Tuesday, 16 January 2018
Work: more for less, or for nothing at all
This post, uniquely, will be pictureless.
One thing I know for sure: that freelancers like myself are being asked to do ever more for less, or for no pay at all - and no money we will sometimes take only if it doesn't set a bad example (intolerable, for example, the Independent online not paying its writers for some time, and some of them setting a terrible precedent for exploitation by accepting that).
This is a time of rapid change for the ever-pressed middle-classes and their once-dependable professions, paid writing of either a journalistic or a more in-depth sort especially, and areas of my work are drying up*. Others, well, it seems that either what a colleague helpfully (no, really) called my reactive nature has pissed people off - beware of tone in emails - or that some of those people I've been working for are not as nice as I thought they were. Who knows what reasons may proliferate of which one knows nothing when it comes to reaching the end of one working line - where it's not you but the situation (this radio programme needs younger voices, more women - well, that last was certainly overdue). I don't think I should get into that here - no-one wants these things of limited interest aired in public.
January is certainly the first month in over 30 years of freelance life where I've looked ahead and seen nothing in the short term other than my weekly classes and work for a certain website I love and respect which doesn't like it known that we're not paid - but we have to think of ourselves and the fact that people might think we're gainfully employed. Time to think of changing tack?
Finishing Prokofiev Volume Two - that needs to be done; in many ways it justifies my working existence more than anything as far as the future, posterity, call it what you will, is concerned, but it won't bring in any money. And it's always the way that when you have the time to do the most important things, the mind is obfuscated by worries so that best work isn't possible.
The path ahead, it seems, is more entrepreneurialism: it's time to stop depending on those once reliable sources. I never thought I could organise my way out of a paper bag, but thanks to mass e-mailing and xls sheets, plus a venue with which I instantly fell in love (the Frontline Club), I got the Opera in Depth course up and running within a month or so of giving up at the City Lit. More of the same may be the future.
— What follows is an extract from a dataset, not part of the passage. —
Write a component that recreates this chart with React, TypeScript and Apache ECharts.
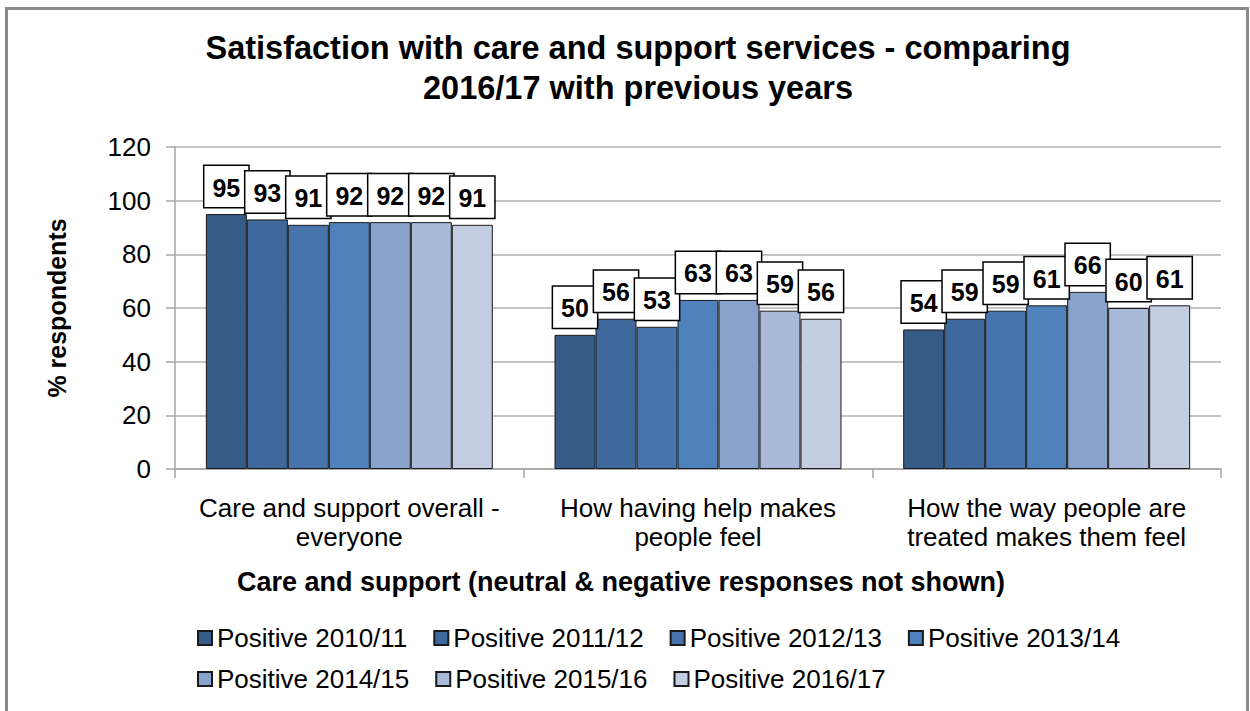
import React, { useEffect, useRef } from "react";
import * as echarts from "echarts";

const categories = [
  "Care and support overall -\neveryone",
  "How having help makes\npeople feel",
  "How the way people are\ntreated makes them feel",
];

const seriesNames = [
  "Positive 2010/11",
  "Positive 2011/12",
  "Positive 2012/13",
  "Positive 2013/14",
  "Positive 2014/15",
  "Positive 2015/16",
  "Positive 2016/17",
];

// bar heights
const v2010 = [95, 50, 52];
const v2011 = [93, 56, 56];
const v2012 = [91, 53, 59];
const v2013 = [92, 63, 61];
const v2014 = [92, 63, 66];
const v2015 = [92, 59, 60];
const v2016 = [91, 56, 61];

// data labels as printed
const l2010 = ["95", "50", "54"];
const l2011 = ["93", "56", "59"];
const l2012 = ["91", "53", "59"];
const l2013 = ["92", "63", "61"];
const l2014 = ["92", "63", "66"];
const l2015 = ["92", "59", "60"];
const l2016 = ["91", "56", "61"];

const yTicks = [0, 20, 40, 60, 80, 100, 120];

const colors = ["#375B87", "#3F699C", "#4774AC", "#4F81BD", "#87A2CB", "#A9B9D8", "#C4CEE2"];

const values = [v2010, v2011, v2012, v2013, v2014, v2015, v2016];
const labels = [l2010, l2011, l2012, l2013, l2014, l2015, l2016];

const FONT = "'Liberation Sans', Arial, sans-serif";

export default function App() {
  const ref = useRef<HTMLDivElement>(null);

  useEffect(() => {
    if (!ref.current) return;
    const chart = echarts.init(ref.current, undefined, { renderer: "svg" });

    const series = seriesNames.map((name, i) => ({
      name,
      type: "bar",
      data: values[i],
      barGap: "0%",
      barCategoryGap: "17.7%",
      itemStyle: { color: colors[i], borderColor: "#1a1a1a", borderWidth: 1 },
      label: {
        show: true,
        position: "top",
        distance: 7,
        formatter: (p: any) => labels[i][p.dataIndex],
        fontFamily: FONT,
        fontSize: 25,
        fontWeight: "bold",
        color: "#000",
        backgroundColor: "#fff",
        borderColor: "#000",
        borderWidth: 1.5,
        padding: [9, 8, 7, 8],
      },
    }));

    chart.setOption({
      animation: false,
      backgroundColor: "#fff",
      textStyle: { fontFamily: FONT },
      title: {
        text: "Satisfaction with care and support services - comparing\n2016/17 with previous years",
        left: 638,
        textAlign: "center",
        top: 28,
        padding: 0,
        textStyle: {
          fontFamily: FONT,
          fontSize: 32.5,
          fontWeight: "bold",
          color: "#000",
          lineHeight: 40,
        },
      },
      grid: { left: 175, right: 29, top: 147, bottom: 242, containLabel: false },
      legend: [
        {
          data: seriesNames.slice(0, 4),
          left: 192,
          top: 620,
          itemWidth: 14,
          itemHeight: 14,
          itemGap: 26,
          icon: "rect",
          textStyle: { fontFamily: FONT, fontSize: 26, color: "#000" },
        },
        {
          data: seriesNames.slice(4),
          left: 192,
          top: 661,
          itemWidth: 14,
          itemHeight: 14,
          itemGap: 26,
          icon: "rect",
          textStyle: { fontFamily: FONT, fontSize: 26, color: "#000" },
        },
      ],
      xAxis: {
        type: "category",
        data: categories,
        axisLine: { show: true, lineStyle: { color: "#A6A6A6", width: 1.5 } },
        axisTick: { show: true, length: 9, interval: 0, lineStyle: { color: "#A6A6A6", width: 1.5 } },
        axisLabel: {
          interval: 0,
          fontFamily: FONT,
          fontSize: 26,
          lineHeight: 29,
          color: "#000",
          margin: 24,
        },
      },
      yAxis: {
        type: "value",
        min: 0,
        max: 120,
        interval: 20,
        name: "% respondents",
        nameLocation: "middle",
        nameGap: 106,
        nameTextStyle: { fontFamily: FONT, fontSize: 25, fontWeight: "bold", color: "#000" },
        axisLine: { show: true, lineStyle: { color: "#A6A6A6", width: 1.5 } },
        axisTick: { show: true, length: 9, lineStyle: { color: "#A6A6A6", width: 1.5 } },
        splitLine: { show: true, lineStyle: { color: "#B0B0B0", width: 1.5 } },
        axisLabel: {
          fontFamily: FONT,
          fontSize: 26,
          color: "#000",
          margin: 24,
          formatter: (v: number) => (yTicks.includes(v) ? String(v) : ""),
        },
      },
      graphic: [
        {
          type: "rect",
          z: -10,
          shape: { x: 6.5, y: 8.5, width: 1241, height: 760 },
          style: { fill: "none", stroke: "#8A8A8A", lineWidth: 3 },
          silent: true,
        },
        {
          type: "text",
          x: 621,
          y: 582,
          style: {
            text: "Care and support (neutral & negative responses not shown)",
            fontFamily: FONT,
            fontSize: 27,
            fontWeight: "bold",
            fill: "#000",
            textAlign: "center",
            textVerticalAlign: "middle",
          },
        },
      ],
      series,
    });

    return () => chart.dispose();
  }, []);

  return (
    <div
      ref={ref}
      style={{ position: "absolute", left: 0, top: 0, width: 1250, height: 711 }}
    />
  );
}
These are early morning thoughts after waking up panicked for the second time this month. Filing them now and obviously decided to post if you're reading them. Just a realistic intermezzo. It would be good for others to share experience in the comments - I realise I may be calling into the void, but it's always good to know I am not alone (and I know I am not there are others in a far worse situation. I have a home and the best, most supportive partner in the world).
Normal service, with photographs, will be resumed as soon as possible.
*Addendum (7 February): e-chatting with a programme editor who wanted a reprint about the shortage of new notes, she pointed out that if only old ones were being used, that made her post, especially as commissioner, redundant as well.